Ashley Little completed her MFA in 2014 at UBC Okanagan. Penguin Randomhouse published her most recent book, Confessions of a Teenage Leper. This is the fifth novel that Ashley has written and published.
The launch of this new book is planned for Thursday, September 27 at 7:00 pm at Perch Café in Kelowna.
We met with Ashley to discuss her book and to get some insight on her writing process.
Tell us about your novel.
Confessions of a Teenage Leper is a Young Adult novel narrated by 17-year-old Abby Furlowe, a cheerleader from Texas, who contracts leprosy (a.k.a. Hansen’s Disease) from an armadillo.
What was your process of researching for the book?
I originally thought I would write a historical novel about the D’Arcy Island leper colony (off the southern tip of Vancouver Island). I stayed on D’Arcy Island for three nights and saw the foundations of the buildings and the orchard that the residents tended. I went to the BC Archives and saw photos of the people who had lived on D’Arcy Island as well as some old newspaper articles about it some letters between a politician and a doctor regarding a concerned woman’s wish to go to D’Arcy Island to care for these people (they had no nurses or medical care).
I also did a lot of secondary research through books and film. I read quite a few memoirs from people who had lived at Carville (the centre in Louisiana where Abby goes for treatment in the novel) and an excellent ethnography of Carville as well, which helped me get a lot of the small details right; the fact that Carville does their own Mardi Gras parade for example, and has special gold doubloons pressed for the occasion, featuring an armadillo on both sides. I liked that so I used it in the novel. I read a non-fiction book by a doctor who had worked with Hansen’s Disease sufferers in India for forty years. I read a great novel called Molokai about a young woman with Hansen’s Disease who is banished to Hawaii’s lazaretto, and the films, Molokai: The Story of Father Damien, The Motorcycle Diaries, and a handful of documentaries. I called the Hansen’s Disease Treatment Center in Baton Rouge, the same one Abby goes to, and I told them I was writing a novel about this young woman who contracts HD, etc. and was it okay if I asked a few questions. They said sure and were glad to help me. So that’s how I confirmed a few final details that I needed to know for the novel.
What was your process in writing the book? How long did it take you?

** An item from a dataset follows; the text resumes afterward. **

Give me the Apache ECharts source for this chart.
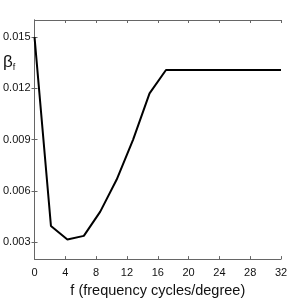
<!DOCTYPE html>
<html><head><meta charset="utf-8">
<script src="https://cdn.jsdelivr.net/npm/echarts@6/dist/echarts.min.js"></script>
<style>html,body{margin:0;padding:0;background:#fff}#c{width:291px;height:303px}</style>
</head><body><div id="c"></div>
<script>
const freqs = [0, 2.133, 4.267, 6.4, 8.533, 10.667, 12.8, 14.933, 17.067, 19.2, 21.333, 23.467, 25.6, 27.733, 29.867, 32];
const beta = [0.015, 0.00394, 0.00315, 0.00336, 0.00478, 0.00666, 0.0090, 0.0117, 0.01307, 0.01307, 0.01307, 0.01307, 0.01307, 0.01307, 0.01307, 0.01307];
const yTicks = [0.003, 0.006, 0.009, 0.012, 0.015];
const xLabel = 'f (frequency cycles/degree)';
const font = 'Liberation Sans, Arial, sans-serif';
const axisColor = '#666';
const chart = echarts.init(document.getElementById('c'));
chart.setOption({
  animation: false,
  grid: {left: 32, top: 20, right: 10, bottom: 34},
  xAxis: [{
    type: 'value', min: 0, max: 32, interval: 4,
    axisLine: {show: true, lineStyle: {color: axisColor, width: 1}},
    axisTick: {show: true, inside: true, length: 3, lineStyle: {color: axisColor}},
    axisLabel: {color: '#111', fontSize: 11, fontFamily: font, margin: 8},
    splitLine: {show: false},
    name: xLabel, nameLocation: 'middle', nameGap: 19,
    nameTextStyle: {color: '#111', fontSize: 14.5, fontFamily: font}
  }, {
    type: 'value', min: 0, max: 32, interval: 4, position: 'top',
    axisLine: {show: true, lineStyle: {color: axisColor, width: 1}},
    axisTick: {show: true, inside: true, length: 3, lineStyle: {color: axisColor}},
    axisLabel: {show: false}, splitLine: {show: false}
  }],
  yAxis: [{
    type: 'value', min: 0.002, max: 0.016,
    axisLine: {show: true, lineStyle: {color: axisColor, width: 1}},
    axisTick: {show: true, inside: true, length: 3, customValues: yTicks, lineStyle: {color: axisColor}},
    axisLabel: {color: '#111', fontSize: 11, fontFamily: font, margin: 4, customValues: yTicks,
      formatter: v => v.toFixed(3)},
    splitLine: {show: false}
  }, {
    type: 'value', min: 0.002, max: 0.016, position: 'right',
    axisLine: {show: true, lineStyle: {color: axisColor, width: 1}},
    axisTick: {show: true, inside: true, length: 3, customValues: yTicks, lineStyle: {color: axisColor}},
    axisLabel: {show: false}, splitLine: {show: false}
  }],
  graphic: [{
    type: 'text', left: 3, top: 54,
    style: {
      text: '{b|β}{s|f}',
      rich: {
        b: {fontSize: 17, fontFamily: font, fill: '#111'},
        s: {fontSize: 9, fontFamily: font, fill: '#111', padding: [10, 0, 0, 0]}
      }
    }
  }],
  series: [{
    type: 'line', xAxisIndex: 0, yAxisIndex: 0,
    data: freqs.map((f, i) => [f, beta[i]]),
    showSymbol: false, lineStyle: {color: '#000', width: 2}
  }]
});
</script></body></html>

I had already done about nine months of research before I started writing in June 2015. From Sept-Dec of 2015 I was the Vancouver Public Library’s Writer in Residence so I had a big chunk of time to work on it then. I finished a first draft at the end of 2015 and then did a substantial rewrite (at my publisher’s recommendation) from January-March of 2017, when I was Writer in Residence at Wilfred Laurier University.
Tell us what it was like to work with an editor?
I originally had a different story-line for Dean, Abby’s brother, one that did not end well for him… My editors at Penguin Randomhouse thought that it was detracting and distracting from the main story-line – Abby’s struggle with Hansen’s Disease – and so they wanted me to change it and the ending (since the ending was linked to Dean’s story-line).
I was sort of attached to my original, because it was really powerful emotionally, I thought, so I didn’t necessarily want to change it in the way they were suggesting. But, I eventually came around to seeing that they were right, and that it would be stronger to focus on Abby’s journey without clouding it up with Dean’s. That’s why editors are so great – because they see what you can’t… but if you can just let go of your ego for a minute and trust their guidance – you end up with a stronger story for it.
Tell us about your other recent publications and articles…or past ones
In 2016, I published Niagara Motel, which was my MFA thesis novel. It has since been longlisted for the International Dublin Literary Award, a finalist for the Ethel Wilson Fiction Prize, translated into German, and been produced as an audiobook.
What’s next?
Now I’m freaking myself out by working on a thriller for adults about a writer who has a stalker. It’s called Creep.